**Written task**. The lines to extract run from the first line of the material below to the line containing "const axisTicks = [-1, 0, 1];", both included; leave the pictures behind.

**Source excerpt**.
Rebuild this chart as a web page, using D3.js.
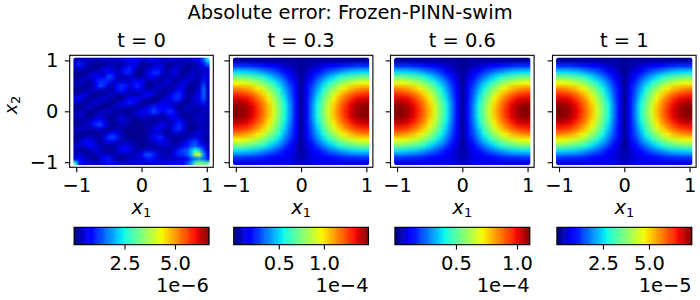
<!DOCTYPE html>
<html>
<head>
<meta charset="utf-8">
<script src="https://cdn.jsdelivr.net/npm/d3@7"></script>
<style>
    html, body { margin: 0; padding: 0; background: #fff; }
    svg { display: block; }
    text { font-family: "DejaVu Sans", sans-serif; font-size: 19.44px; fill: #000; }
    .tick line, .domain { stroke: #000; stroke-width: 1.1px; }
</style>
</head>
<body>
<svg id="chart" width="700" height="300"></svg>
<script>
const panelTitles = ["t = 0", "t = 0.3", "t = 0.6", "t = 1"];
const axisTicks = [-1, 0, 1];

// colorbar tops, in units of 10^cbExp
const cbTops = [6.68, 1.495, 1.104, 7.32];
const cbExp = [-6, -4, -4, -5];
const cbTicks = [[2.5, 5], [0.5, 1], [0.5, 1], [2.5, 5]];

// t = 0, error in units of 1e-7 (top row first)
const errorT0 = [
    [3,4,4,4,4,3,4,5,5,4,4,5,7,8,8,7,5,5,7,7,5,4,4,5,5,4,4,5,5,7,8,15,24],
    [5,11,7,3,2,2,1,1,2,3,3,2,3,5,8,5,2,1,2,3,5,5,2,1,2,3,3,2,2,3,5,10,16],
    [3,5,3,2,1,1,3,5,7,4,2,4,8,11,7,2,1,3,4,7,8,5,2,3,5,4,2,1,2,3,4,5,5],
    [1,1,1,2,4,5,4,4,7,8,4,5,10,10,4,1,1,4,8,11,11,5,2,4,7,4,1,2,4,4,3,5,4],
    [1,2,3,4,5,7,7,8,13,11,4,2,3,4,4,2,3,4,7,8,5,2,3,4,4,2,2,4,5,4,2,7,4],
    [2,4,4,2,3,7,11,11,10,5,4,5,5,3,7,8,7,3,2,3,2,3,5,4,2,3,5,5,3,2,3,10,4],
    [3,3,1,1,3,8,13,11,5,3,7,11,10,5,7,11,8,3,1,2,4,5,4,2,3,5,7,4,1,2,4,13,4],
    [1,1,2,3,3,4,4,3,2,3,7,10,8,4,4,7,5,3,3,4,4,2,2,3,5,7,5,2,1,3,5,15,4],
    [2,4,5,4,2,1,1,2,4,4,3,3,3,3,2,2,4,7,7,4,2,1,3,5,10,11,7,2,2,4,7,15,4],
    [5,7,4,2,2,3,4,5,4,2,1,1,3,7,8,7,5,4,3,1,1,3,5,7,11,11,5,2,2,5,7,14,4],
    [4,3,2,2,4,5,4,2,1,1,3,5,8,10,8,4,2,1,1,2,4,7,5,4,5,4,2,1,3,5,5,10,3],
    [1,1,2,4,4,2,1,1,2,4,4,4,4,3,2,2,3,4,8,11,8,7,8,7,3,1,2,4,4,3,3,5,3],
    [2,4,3,2,1,1,3,4,4,2,2,2,1,1,3,5,7,7,10,13,10,7,10,11,7,2,2,3,3,2,2,4,2],
    [3,5,3,1,2,4,5,3,2,2,3,4,3,2,2,4,5,4,4,5,4,2,4,8,8,4,1,1,2,3,4,4,2],
    [1,2,2,3,4,8,8,5,2,1,3,5,5,3,1,1,2,3,2,1,2,3,3,4,5,7,4,2,2,3,4,3,2],
    [1,2,3,4,7,11,13,8,3,1,2,3,3,2,1,1,1,2,2,3,5,7,4,3,7,11,8,3,1,2,3,3,2],
    [3,4,4,3,3,5,5,3,1,2,3,3,2,1,1,1,1,2,3,5,7,5,3,4,10,11,7,2,1,2,3,4,3],
    [3,3,1,1,1,1,2,3,5,8,7,3,1,1,1,1,1,1,3,5,5,3,2,3,5,5,3,2,3,5,5,4,2],
    [1,1,2,4,4,2,2,5,11,13,10,4,2,1,1,1,1,2,4,7,10,10,4,2,2,2,2,3,4,5,5,3,2],
    [2,4,7,8,7,3,2,4,7,7,4,3,3,3,2,1,1,2,3,4,7,7,5,3,2,2,4,7,11,13,8,4,2],
    [4,5,4,7,8,5,3,2,2,2,3,5,7,5,4,2,1,1,2,2,3,4,4,4,3,4,8,10,13,14,11,7,3],
    [3,1,1,2,4,5,4,2,1,2,4,7,8,7,3,2,3,5,5,4,3,2,2,3,5,10,13,14,20,26,22,12,4],
    [4,5,4,2,2,3,4,5,4,3,3,3,3,3,3,5,8,13,13,10,5,4,3,3,7,11,11,14,20,38,40,18,7],
    [5,8,5,3,1,2,5,8,10,5,2,1,2,4,4,4,5,8,10,8,4,3,4,4,4,4,5,8,13,16,18,15,10],
    [26,10,4,5,4,3,4,5,7,7,5,4,3,3,4,5,4,3,4,4,5,5,5,7,7,7,8,13,18,30,35,30,32]
];

// t = 0.3, 0.6, 1 look the same apart from the colorbar: percent of each top
const errorLater = [
    [3,3,3,3,3,3,3,3,3,3,3,3,2,3,3,3,3,3,3,3,3,3,3,3,3],
    [17,17,17,16,15,14,12,11,9,7,5,3,2,3,5,7,9,11,12,14,15,16,17,17,17],
    [34,34,33,32,30,27,24,21,17,13,9,5,2,5,9,13,17,21,24,27,30,32,33,34,34],
    [50,50,48,46,43,40,35,30,25,19,13,8,2,8,13,19,25,30,35,40,43,46,48,50,50],
    [64,64,62,59,56,51,45,39,32,25,17,9,2,9,17,25,32,39,45,51,56,59,62,64,64],
    [77,76,74,71,66,61,54,47,38,29,20,11,2,11,20,29,38,47,54,61,66,71,74,76,77],
    [87,86,84,80,75,69,61,53,43,33,22,12,2,12,22,33,43,53,61,69,75,80,84,86,87],
    [94,93,91,87,81,75,66,57,47,36,24,13,2,13,24,36,47,57,66,75,81,87,91,93,94],
    [99,98,96,91,85,78,70,60,49,38,26,13,2,13,26,38,49,60,70,78,85,91,96,98,99],
    [100,99,97,92,87,79,71,61,50,38,26,13,2,13,26,38,50,61,71,79,87,92,97,99,100],
    [99,98,96,91,85,78,70,60,49,38,26,13,2,13,26,38,49,60,70,78,85,91,96,98,99],
    [94,93,91,87,81,75,66,57,47,36,24,13,2,13,24,36,47,57,66,75,81,87,91,93,94],
    [87,86,84,80,75,69,61,53,43,33,22,12,2,12,22,33,43,53,61,69,75,80,84,86,87],
    [77,76,74,71,66,61,54,47,38,29,20,11,2,11,20,29,38,47,54,61,66,71,74,76,77],
    [64,64,62,59,56,51,45,39,32,25,17,9,2,9,17,25,32,39,45,51,56,59,62,64,64],
    [50,50,48,46,43,40,35,30,25,19,13,8,2,8,13,19,25,30,35,40,43,46,48,50,50],
    [34,34,33,32,30,27,24,21,17,13,10,6,3,6,10,13,17,21,24,27,30,32,33,34,34],
    [19,19,18,18,17,16,14,13,12,10,9,6,4,6,9,10,12,13,14,16,17,18,18,19,19],
    [9,9,9,9,9,9,9,9,9,9,8,6,5,6,8,9,9,9,9,9,9,9,9,9,9]
];

// jet colormap stops
const jetR = d3.scaleLinear().domain([0, 0.35, 0.66, 0.89, 1]).range([0, 0, 1, 1, 0.5]).clamp(true);
const jetG = d3.scaleLinear().domain([0, 0.125, 0.375, 0.64, 0.91, 1]).range([0, 0, 1, 1, 0, 0]).clamp(true);
const jetB = d3.scaleLinear().domain([0, 0.11, 0.34, 0.65, 1]).range([0.5, 1, 1, 0, 0]).clamp(true);
const jet = t => [jetR(t), jetG(t), jetB(t)].map(c => Math.round(c * 255));

const panelLeft = [69.7, 229.3, 390.5, 552.5];
const panelW = 143.6, panelTop = 55.3, panelH = 112;
const cbarY = 227.3, cbarH = 17.4, cbarW = 134.8;
const markerPad = 3;

const svg = d3.select("#chart");

// grid -> small canvas -> stretched image, so the browser smooths the cells
function gridImage(rows, color) {
    const canvas = document.createElement("canvas");
    canvas.width = rows[0].length;
    canvas.height = rows.length;
    const ctx = canvas.getContext("2d");
    const img = ctx.createImageData(canvas.width, canvas.height);
    rows.forEach((row, j) => row.forEach((v, i) => {
        const [r, g, b] = color(v);
        img.data.set([r, g, b, 255], (j * canvas.width + i) * 4);
    }));
    ctx.putImageData(img, 0, 0);
    return canvas.toDataURL();
}

function subLabel(sel, sub) {
    sel.append("tspan").attr("font-style", "italic").text("x");
    sel.append("tspan").attr("dy", 3).style("font-size", "13px").text(sub);
}

function drawPanel(idx) {
    const left = panelLeft[idx];
    const g = svg.append("g");
    const x = d3.scaleLinear().domain([-1.1, 1.1]).range([left, left + panelW]);
    const y = d3.scaleLinear().domain([-1.1, 1.1]).range([panelTop + panelH, panelTop]);
    const top = cbTops[idx];
    const norm = d3.scaleLinear().domain([0, top]).range([0, 1]);

    const rows = idx === 0 ? errorT0 : errorLater;
    const toValue = idx === 0 ? v => v / 10 : v => v / 100 * top;
    const clipId = `clip-${idx}`;
    const ix = x(-1) - markerPad, iy = y(1) - markerPad;
    const iw = x(1) - x(-1) + 2 * markerPad, ih = y(-1) - y(1) + 2 * markerPad;

    g.append("clipPath").attr("id", clipId).append("rect")
        .attr("x", ix).attr("y", iy).attr("width", iw).attr("height", ih).attr("rx", 3);
    g.append("image")
        .attr("href", gridImage(rows, v => jet(norm(toValue(v)))))
        .attr("x", ix).attr("y", iy).attr("width", iw).attr("height", ih)
        .attr("preserveAspectRatio", "none")
        .attr("clip-path", `url(#${clipId})`);

    g.append("rect")
        .attr("x", left).attr("y", panelTop).attr("width", panelW).attr("height", panelH)
        .attr("fill", "none").attr("stroke", "#000").attr("stroke-width", 1.1);

    const xAxis = d3.axisBottom(x).tickValues(axisTicks).tickSize(4.9).tickPadding(6).tickFormat(d3.format("d"));
    const gx = g.append("g").attr("transform", `translate(0,${panelTop + panelH})`).call(xAxis);
    const yAxis = d3.axisLeft(y).tickValues(axisTicks).tickSize(4.9).tickPadding(6.5).tickFormat(d3.format("d"));
    const gy = g.append("g").attr("transform", `translate(${left},0)`).call(yAxis);
    gx.select(".domain").remove();
    gy.select(".domain").remove();
    if (idx > 0) gy.selectAll("text").remove();

    g.append("text").attr("x", left + panelW / 2).attr("y", panelTop - 8.5)
        .attr("text-anchor", "middle").text(panelTitles[idx]);
    g.append("text").attr("x", left + panelW / 2).attr("y", 214)
        .attr("text-anchor", "middle").call(subLabel, "1");
    if (idx === 0) {
        g.append("text").attr("transform", "translate(16.5,105) rotate(-90)")
            .attr("text-anchor", "middle").style("font-size", "17.5px").call(subLabel, "2");
    }

    drawColorbar(idx);
}

function drawColorbar(idx) {
    const top = cbTops[idx];
    const cx = panelLeft[idx] + panelW / 2;
    const left = cx - cbarW / 2;
    const g = svg.append("g");
    const x = d3.scaleLinear().domain([0, top]).range([left, left + cbarW]);
    const steps = d3.range(256).map(i => i / 256 * top);

    g.append("g").selectAll("rect").data(steps).join("rect")
        .attr("x", d => x(d))
        .attr("y", cbarY)
        .attr("width", cbarW / 256 + 0.5)
        .attr("height", cbarH)
        .attr("fill", d => `rgb(${jet(d / top).join(",")})`);

    g.append("rect")
        .attr("x", left).attr("y", cbarY).attr("width", cbarW).attr("height", cbarH)
        .attr("fill", "none").attr("stroke", "#000").attr("stroke-width", 1.1);

    const axis = d3.axisBottom(x).tickValues(cbTicks[idx]).tickSize(4.9).tickPadding(7).tickFormat(d3.format(".1f"));
    const ga = g.append("g").attr("transform", `translate(0,${cbarY + cbarH})`).call(axis);
    ga.select(".domain").remove();

    g.append("text").attr("x", left + cbarW).attr("y", 292)
        .attr("text-anchor", "end").text(`1e\u2212${-cbExp[idx]}`);
}

svg.append("text").attr("x", 350).attr("y", 19)
    .attr("text-anchor", "middle").text("Absolute error: Frozen-PINN-swim");

panelTitles.forEach((d, i) => drawPanel(i));
</script>
</body>
</html>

**Task result**.
Rebuild this chart as a web page, using D3.js.
<!DOCTYPE html>
<html>
<head>
<meta charset="utf-8">
<script src="https://cdn.jsdelivr.net/npm/d3@7"></script>
<style>
    html, body { margin: 0; padding: 0; background: #fff; }
    svg { display: block; }
    text { font-family: "DejaVu Sans", sans-serif; font-size: 19.44px; fill: #000; }
    .tick line, .domain { stroke: #000; stroke-width: 1.1px; }
</style>
</head>
<body>
<svg id="chart" width="700" height="300"></svg>
<script>
const panelTitles = ["t = 0", "t = 0.3", "t = 0.6", "t = 1"];
const axisTicks = [-1, 0, 1];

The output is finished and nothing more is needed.